▸ Problem to work on: Pick out all lines in the listing holding the string "with" and copy them.

+--

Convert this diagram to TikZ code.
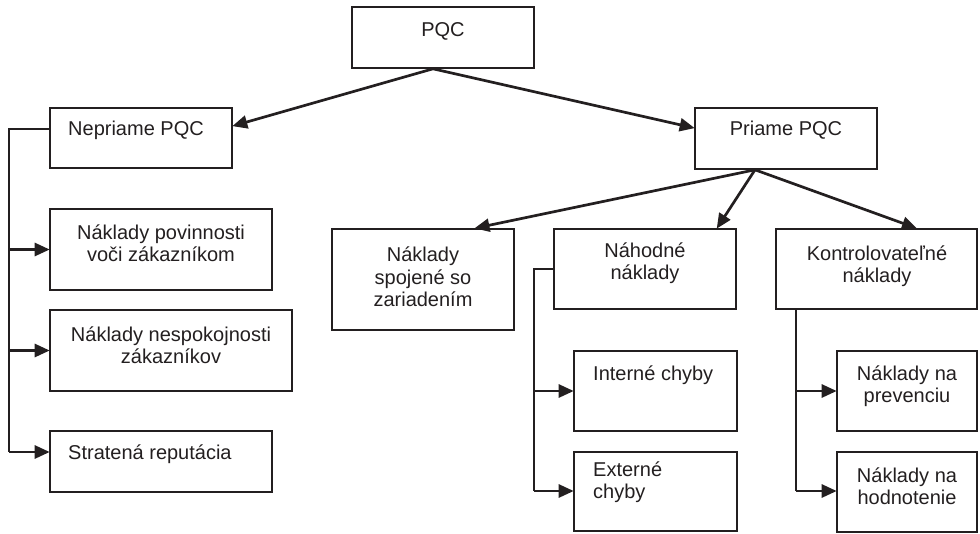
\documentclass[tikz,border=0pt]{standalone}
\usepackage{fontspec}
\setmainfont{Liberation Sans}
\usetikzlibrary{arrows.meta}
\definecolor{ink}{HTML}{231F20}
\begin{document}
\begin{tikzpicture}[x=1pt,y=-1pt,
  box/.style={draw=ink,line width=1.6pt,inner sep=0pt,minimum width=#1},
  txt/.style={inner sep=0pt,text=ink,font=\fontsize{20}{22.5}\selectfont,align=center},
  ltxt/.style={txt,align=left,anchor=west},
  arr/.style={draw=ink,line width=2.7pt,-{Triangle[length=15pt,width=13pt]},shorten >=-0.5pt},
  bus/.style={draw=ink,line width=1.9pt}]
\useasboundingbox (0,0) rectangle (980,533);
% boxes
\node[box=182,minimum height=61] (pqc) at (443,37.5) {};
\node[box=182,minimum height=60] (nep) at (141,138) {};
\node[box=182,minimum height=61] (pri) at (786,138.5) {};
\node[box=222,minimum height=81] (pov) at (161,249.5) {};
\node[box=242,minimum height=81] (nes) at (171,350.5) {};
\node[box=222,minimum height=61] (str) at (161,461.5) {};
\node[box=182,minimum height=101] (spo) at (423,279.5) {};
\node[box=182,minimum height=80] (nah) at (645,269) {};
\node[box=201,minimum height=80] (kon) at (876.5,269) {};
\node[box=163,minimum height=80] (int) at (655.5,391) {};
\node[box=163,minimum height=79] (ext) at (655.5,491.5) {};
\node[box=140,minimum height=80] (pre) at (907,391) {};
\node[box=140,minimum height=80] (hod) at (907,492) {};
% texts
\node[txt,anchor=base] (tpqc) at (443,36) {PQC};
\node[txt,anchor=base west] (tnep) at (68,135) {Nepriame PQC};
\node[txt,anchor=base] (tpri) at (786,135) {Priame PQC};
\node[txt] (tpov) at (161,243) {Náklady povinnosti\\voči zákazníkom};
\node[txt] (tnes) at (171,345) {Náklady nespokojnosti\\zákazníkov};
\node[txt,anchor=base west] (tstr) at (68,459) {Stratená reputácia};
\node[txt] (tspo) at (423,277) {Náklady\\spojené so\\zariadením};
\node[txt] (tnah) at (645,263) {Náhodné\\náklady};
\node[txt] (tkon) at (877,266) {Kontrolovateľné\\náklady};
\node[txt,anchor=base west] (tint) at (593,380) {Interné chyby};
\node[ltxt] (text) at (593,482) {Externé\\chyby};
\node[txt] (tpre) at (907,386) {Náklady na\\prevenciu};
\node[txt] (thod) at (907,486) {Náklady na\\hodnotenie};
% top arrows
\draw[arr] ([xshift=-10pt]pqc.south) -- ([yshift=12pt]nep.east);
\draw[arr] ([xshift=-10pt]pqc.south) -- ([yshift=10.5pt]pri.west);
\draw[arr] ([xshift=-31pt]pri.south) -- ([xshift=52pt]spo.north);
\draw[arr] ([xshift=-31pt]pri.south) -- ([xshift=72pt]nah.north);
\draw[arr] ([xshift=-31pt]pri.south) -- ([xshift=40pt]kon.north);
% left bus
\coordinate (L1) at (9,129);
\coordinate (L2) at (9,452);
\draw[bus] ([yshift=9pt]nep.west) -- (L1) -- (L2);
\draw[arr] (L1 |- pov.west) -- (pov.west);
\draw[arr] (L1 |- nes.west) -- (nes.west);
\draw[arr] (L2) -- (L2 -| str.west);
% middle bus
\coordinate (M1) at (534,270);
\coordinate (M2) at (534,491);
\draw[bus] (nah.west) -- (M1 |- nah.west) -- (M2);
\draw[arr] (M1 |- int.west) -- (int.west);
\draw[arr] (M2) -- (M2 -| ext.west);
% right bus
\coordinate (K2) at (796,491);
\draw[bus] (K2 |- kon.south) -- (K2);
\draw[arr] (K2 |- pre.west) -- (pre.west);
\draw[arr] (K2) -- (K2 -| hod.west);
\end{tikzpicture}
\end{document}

+--

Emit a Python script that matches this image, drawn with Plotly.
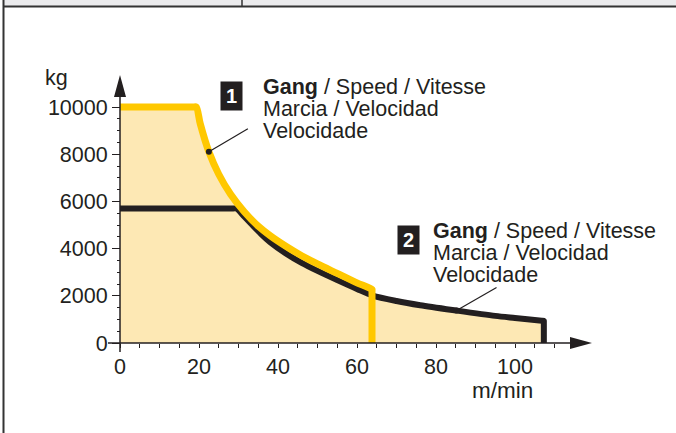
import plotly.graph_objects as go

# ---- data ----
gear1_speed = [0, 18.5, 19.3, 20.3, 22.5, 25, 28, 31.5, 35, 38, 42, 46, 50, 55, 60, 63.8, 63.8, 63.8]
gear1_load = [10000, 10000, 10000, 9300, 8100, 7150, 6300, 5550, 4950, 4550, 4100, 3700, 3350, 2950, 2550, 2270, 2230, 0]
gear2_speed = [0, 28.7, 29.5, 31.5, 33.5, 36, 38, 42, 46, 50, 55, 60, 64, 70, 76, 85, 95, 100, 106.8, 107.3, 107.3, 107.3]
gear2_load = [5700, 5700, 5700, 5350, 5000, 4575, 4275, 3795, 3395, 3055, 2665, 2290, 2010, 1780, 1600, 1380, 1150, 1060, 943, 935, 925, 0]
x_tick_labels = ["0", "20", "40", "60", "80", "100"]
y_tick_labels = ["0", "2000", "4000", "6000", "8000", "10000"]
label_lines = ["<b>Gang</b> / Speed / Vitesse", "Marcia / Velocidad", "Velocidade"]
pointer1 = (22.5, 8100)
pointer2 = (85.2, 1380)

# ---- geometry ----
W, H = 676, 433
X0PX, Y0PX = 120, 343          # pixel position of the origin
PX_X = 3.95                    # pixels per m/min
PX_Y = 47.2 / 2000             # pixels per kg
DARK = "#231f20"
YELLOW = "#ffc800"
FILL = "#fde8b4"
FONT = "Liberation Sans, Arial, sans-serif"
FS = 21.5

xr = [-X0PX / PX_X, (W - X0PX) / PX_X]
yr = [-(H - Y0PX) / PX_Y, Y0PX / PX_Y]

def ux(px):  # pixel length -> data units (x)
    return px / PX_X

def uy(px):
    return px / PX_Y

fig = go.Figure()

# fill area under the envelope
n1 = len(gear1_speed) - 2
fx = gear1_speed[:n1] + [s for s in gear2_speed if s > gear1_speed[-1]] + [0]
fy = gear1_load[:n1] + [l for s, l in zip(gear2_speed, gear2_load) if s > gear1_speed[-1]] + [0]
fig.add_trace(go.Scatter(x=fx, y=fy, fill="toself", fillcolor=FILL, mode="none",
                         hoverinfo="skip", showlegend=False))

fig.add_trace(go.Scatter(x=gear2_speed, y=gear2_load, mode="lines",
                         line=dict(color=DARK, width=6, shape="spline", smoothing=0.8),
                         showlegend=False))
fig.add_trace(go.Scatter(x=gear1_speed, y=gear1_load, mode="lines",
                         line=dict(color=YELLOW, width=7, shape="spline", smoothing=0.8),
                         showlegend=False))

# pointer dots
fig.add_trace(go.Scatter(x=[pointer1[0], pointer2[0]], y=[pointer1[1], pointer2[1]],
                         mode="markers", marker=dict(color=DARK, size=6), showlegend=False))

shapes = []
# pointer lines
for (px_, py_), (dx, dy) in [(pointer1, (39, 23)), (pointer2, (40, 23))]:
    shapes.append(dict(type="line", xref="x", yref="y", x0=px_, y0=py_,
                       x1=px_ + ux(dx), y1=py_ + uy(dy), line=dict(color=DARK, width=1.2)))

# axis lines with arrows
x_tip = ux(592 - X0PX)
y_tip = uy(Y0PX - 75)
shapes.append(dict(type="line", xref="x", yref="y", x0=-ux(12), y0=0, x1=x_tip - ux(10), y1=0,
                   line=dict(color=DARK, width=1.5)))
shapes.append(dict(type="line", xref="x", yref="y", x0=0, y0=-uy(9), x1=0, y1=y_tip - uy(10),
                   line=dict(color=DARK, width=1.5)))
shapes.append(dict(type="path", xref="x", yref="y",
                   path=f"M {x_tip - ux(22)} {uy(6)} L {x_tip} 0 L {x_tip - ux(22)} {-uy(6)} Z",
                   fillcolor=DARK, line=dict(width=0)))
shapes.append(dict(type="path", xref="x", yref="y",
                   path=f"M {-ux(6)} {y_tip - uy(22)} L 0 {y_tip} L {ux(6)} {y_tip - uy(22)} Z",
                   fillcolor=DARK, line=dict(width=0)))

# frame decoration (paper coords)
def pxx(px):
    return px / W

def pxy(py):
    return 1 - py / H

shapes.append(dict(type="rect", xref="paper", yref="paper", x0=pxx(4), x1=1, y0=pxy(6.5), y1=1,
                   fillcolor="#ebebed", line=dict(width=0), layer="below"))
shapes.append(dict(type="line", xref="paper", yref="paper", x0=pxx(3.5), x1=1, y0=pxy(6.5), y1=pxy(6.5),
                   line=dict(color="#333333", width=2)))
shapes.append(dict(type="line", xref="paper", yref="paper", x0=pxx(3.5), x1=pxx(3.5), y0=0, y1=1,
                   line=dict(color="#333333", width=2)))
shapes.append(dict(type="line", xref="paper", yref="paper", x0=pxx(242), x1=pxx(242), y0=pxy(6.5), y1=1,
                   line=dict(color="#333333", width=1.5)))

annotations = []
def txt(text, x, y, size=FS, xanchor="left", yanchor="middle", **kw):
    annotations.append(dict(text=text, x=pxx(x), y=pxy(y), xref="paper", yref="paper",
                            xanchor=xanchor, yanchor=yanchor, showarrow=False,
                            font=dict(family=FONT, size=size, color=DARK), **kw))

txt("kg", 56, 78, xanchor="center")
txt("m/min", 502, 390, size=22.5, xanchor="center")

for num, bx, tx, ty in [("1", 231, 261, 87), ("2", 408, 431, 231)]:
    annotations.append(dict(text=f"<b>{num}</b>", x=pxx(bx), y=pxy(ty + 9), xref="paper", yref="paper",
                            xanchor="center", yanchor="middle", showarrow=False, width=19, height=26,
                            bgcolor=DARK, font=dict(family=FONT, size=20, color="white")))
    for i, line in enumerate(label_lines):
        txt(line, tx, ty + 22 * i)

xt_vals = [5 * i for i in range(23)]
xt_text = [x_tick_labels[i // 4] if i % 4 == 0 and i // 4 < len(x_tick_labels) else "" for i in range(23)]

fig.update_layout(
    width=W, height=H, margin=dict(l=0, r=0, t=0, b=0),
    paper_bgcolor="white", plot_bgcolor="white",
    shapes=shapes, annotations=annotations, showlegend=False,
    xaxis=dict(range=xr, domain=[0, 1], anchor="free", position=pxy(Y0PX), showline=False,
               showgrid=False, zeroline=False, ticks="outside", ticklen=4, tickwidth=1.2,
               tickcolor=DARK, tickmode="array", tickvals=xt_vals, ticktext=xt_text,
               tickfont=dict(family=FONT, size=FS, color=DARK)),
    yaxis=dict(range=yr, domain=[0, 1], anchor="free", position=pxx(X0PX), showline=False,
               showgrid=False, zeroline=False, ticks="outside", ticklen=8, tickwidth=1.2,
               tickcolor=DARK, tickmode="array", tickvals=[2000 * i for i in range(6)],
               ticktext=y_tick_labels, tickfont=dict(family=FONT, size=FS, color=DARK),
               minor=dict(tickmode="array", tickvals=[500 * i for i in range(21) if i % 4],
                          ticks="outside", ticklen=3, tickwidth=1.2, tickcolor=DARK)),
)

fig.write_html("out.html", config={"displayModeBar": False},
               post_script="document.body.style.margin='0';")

+--

▸ Correct output:
Emit a Python script that matches this image, drawn with Plotly.
# axis lines with arrows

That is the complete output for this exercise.